ENTRIES PROVIDED:

☆ ☆ ☆ ☆

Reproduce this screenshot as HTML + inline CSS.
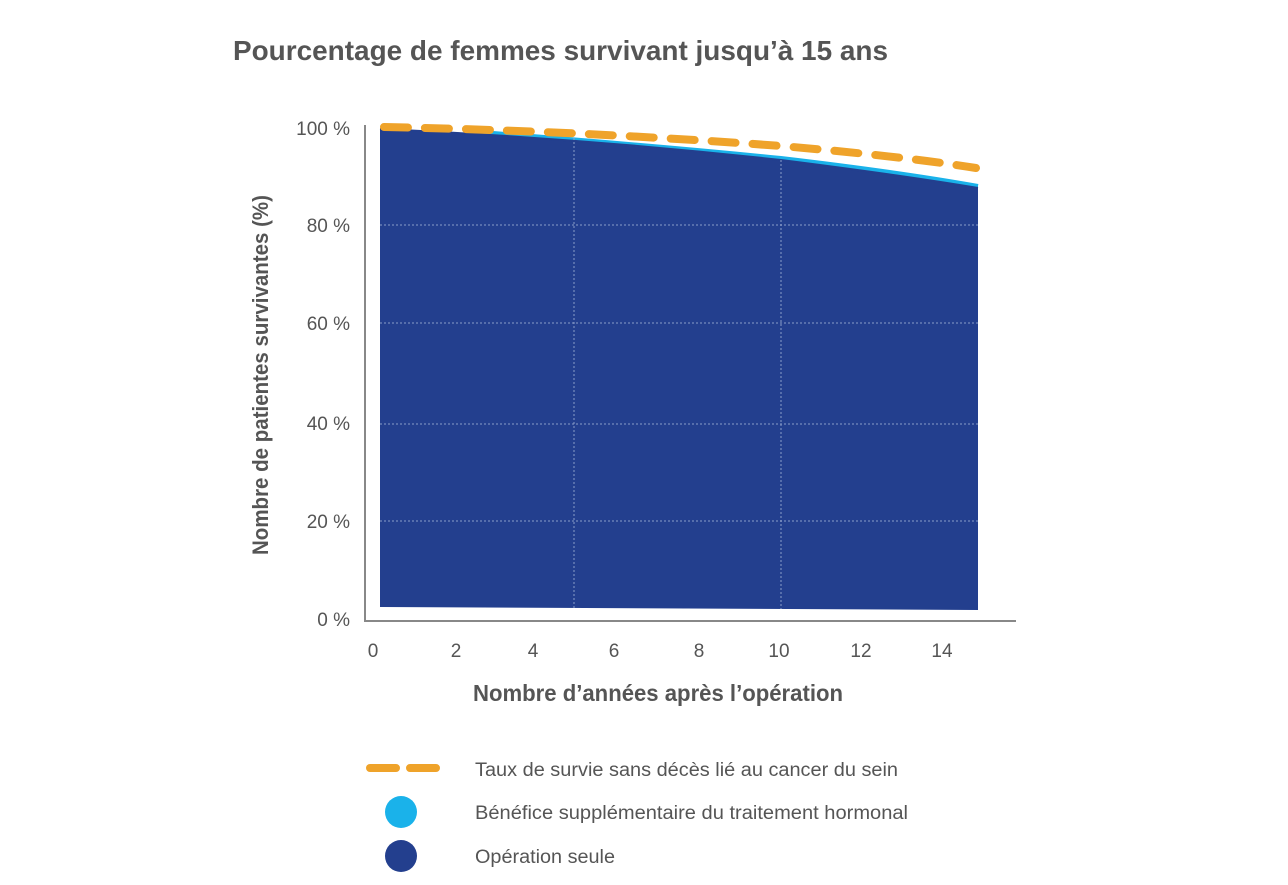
<!DOCTYPE html>
<html><head><meta charset="utf-8"><style>
body{margin:0;background:#fff;}
text{font-family:"Liberation Sans",sans-serif;}
</style></head><body>
<svg width="1288" height="880" viewBox="0 0 1288 880" xmlns="http://www.w3.org/2000/svg">
<text x="233" y="60" font-size="28" font-weight="bold" fill="#555" textLength="655" lengthAdjust="spacingAndGlyphs">Pourcentage de femmes survivant jusqu’à 15 ans</text>
<path d="M380,129 Q580,136 781,158 Q900,172 978,186 L978,610 L380,607 Z" fill="#233f8e"/>
<path d="M480,132 Q650,145 781,158 Q900,172 978,186" fill="none" stroke="#1ab2ea" stroke-width="4"/>
<path d="M380,129 Q580,138 781,160 Q900,175 978,188" fill="none" stroke="#233f8e" stroke-width="2"/>
<g stroke="#8a9cc8" stroke-width="1" stroke-dasharray="2,2">
<line x1="380" y1="225" x2="978" y2="225"/><line x1="380" y1="323" x2="978" y2="323"/>
<line x1="380" y1="424" x2="978" y2="424"/><line x1="380" y1="521" x2="978" y2="521"/>
<line x1="574" y1="138" x2="574" y2="608"/><line x1="781" y1="160" x2="781" y2="609"/>
</g>
<path d="M384,127 Q580,131 781,146 Q900,156 976,168" fill="none" stroke="#efa32a" stroke-width="8" stroke-linecap="round" stroke-dasharray="24,17"/>
<line x1="365" y1="125" x2="365" y2="622" stroke="#888" stroke-width="2"/>
<line x1="364" y1="621" x2="1016" y2="621" stroke="#888" stroke-width="2"/>
<g font-size="19" fill="#555" text-anchor="end">
<text x="350" y="135">100 %</text><text x="350" y="232">80 %</text><text x="350" y="330">60 %</text>
<text x="350" y="430">40 %</text><text x="350" y="528">20 %</text><text x="350" y="626">0 %</text>
</g>
<g font-size="19" fill="#555" text-anchor="middle">
<text x="373" y="657">0</text><text x="456" y="657">2</text><text x="533" y="657">4</text><text x="614" y="657">6</text>
<text x="699" y="657">8</text><text x="779" y="657">10</text><text x="861" y="657">12</text><text x="942" y="657">14</text>
</g>
<text x="473" y="701" font-size="23" font-weight="bold" fill="#555" textLength="370" lengthAdjust="spacingAndGlyphs">Nombre d’années après l’opération</text>
<text transform="translate(268,555) rotate(-90)" font-size="22" font-weight="bold" fill="#555" textLength="360" lengthAdjust="spacingAndGlyphs">Nombre de patientes survivantes (%)</text>
<line x1="370" y1="768" x2="440" y2="768" stroke="#efa32a" stroke-width="8" stroke-dasharray="26,14" stroke-linecap="round"/>
<circle cx="401" cy="812" r="16" fill="#1ab2ea"/>
<circle cx="401" cy="856" r="16" fill="#233f8e"/>
<g font-size="19" fill="#555">
<text x="475" y="776" textLength="423" lengthAdjust="spacingAndGlyphs">Taux de survie sans décès lié au cancer du sein</text>
<text x="475" y="819" textLength="433" lengthAdjust="spacingAndGlyphs">Bénéfice supplémentaire du traitement hormonal</text>
<text x="475" y="863" textLength="140" lengthAdjust="spacingAndGlyphs">Opération seule</text>
</g>
</svg>
</body></html>
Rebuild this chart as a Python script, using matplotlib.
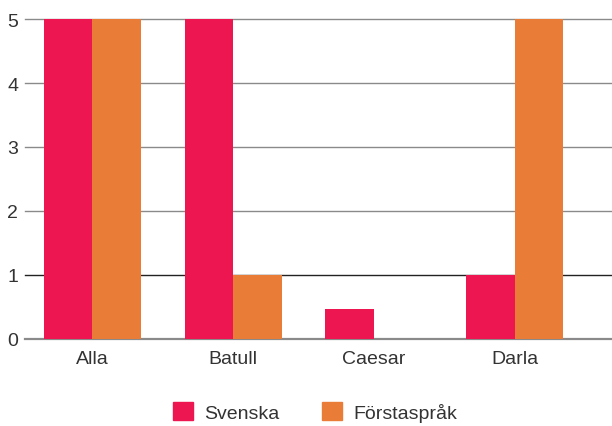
import matplotlib.pyplot as plt
import numpy as np
from matplotlib.patches import Patch

categories = ["Alla", "Batull", "Caesar", "Darla"]
svenska = [5, 5, 0.47, 1]
forstasprak = [5, 1, 0, 5]
yticks = [0, 1, 2, 3, 4, 5]

RED = "#EE1650"
ORANGE = "#E97C37"

plt.rcParams["font.family"] = ["Liberation Sans", "DejaVu Sans"]

fig = plt.figure(figsize=(6.12, 4.27), dpi=100)
ax = fig.add_axes([0.041, 0.204, 0.959, 0.752])

x = np.arange(len(categories))
width = 0.345
ax.bar(x - width / 2, svenska, width, color=RED, zorder=3)
ax.bar(x + width / 2, forstasprak, width, color=ORANGE, zorder=3)

ax.set_xlim(-0.478, 3.69)
ax.set_ylim(0, 5.02)
ax.set_yticks(yticks)
ax.set_xticks(x)
ax.set_xticklabels(categories)

for y in yticks:
    color = "#222222" if y == 1 else "#8a8a8a"
    lw = 1.6 if y == 0 else 1.0
    ax.axhline(y, color=color, linewidth=lw, zorder=2, clip_on=False)

for s in ax.spines.values():
    s.set_visible(False)
ax.tick_params(axis="both", length=0, labelsize=14, colors="#333333")
ax.tick_params(axis="y", pad=5)
ax.tick_params(axis="x", pad=8)

handles = [Patch(color=RED, label="Svenska"), Patch(color=ORANGE, label="Förstaspråk")]
fig.legend(handles=handles, loc="center", bbox_to_anchor=(0.515, 0.033), ncol=2,
           frameon=False, fontsize=14, handlelength=1.0, handleheight=1.0,
           handletextpad=0.6, columnspacing=2.2, labelcolor="#333333")

fig.savefig("out.png", dpi=100)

☆ ☆ ☆ ☆

WHAT YOU SHOULD DO: The lines to reproduce run from the one above containing "Rebuild this chart" through the one containing "linewidth=lw, zorder=2, clip_on=False)". Copy them exactly and leave out all pictures.

OUTPUT OF THE EXERCISE:
Rebuild this chart as a Python script, using matplotlib.
import matplotlib.pyplot as plt
import numpy as np
from matplotlib.patches import Patch

categories = ["Alla", "Batull", "Caesar", "Darla"]
svenska = [5, 5, 0.47, 1]
forstasprak = [5, 1, 0, 5]
yticks = [0, 1, 2, 3, 4, 5]

RED = "#EE1650"
ORANGE = "#E97C37"

plt.rcParams["font.family"] = ["Liberation Sans", "DejaVu Sans"]

fig = plt.figure(figsize=(6.12, 4.27), dpi=100)
ax = fig.add_axes([0.041, 0.204, 0.959, 0.752])

x = np.arange(len(categories))
width = 0.345
ax.bar(x - width / 2, svenska, width, color=RED, zorder=3)
ax.bar(x + width / 2, forstasprak, width, color=ORANGE, zorder=3)

ax.set_xlim(-0.478, 3.69)
ax.set_ylim(0, 5.02)
ax.set_yticks(yticks)
ax.set_xticks(x)
ax.set_xticklabels(categories)

for y in yticks:
    color = "#222222" if y == 1 else "#8a8a8a"
    lw = 1.6 if y == 0 else 1.0
    ax.axhline(y, color=color, linewidth=lw, zorder=2, clip_on=False)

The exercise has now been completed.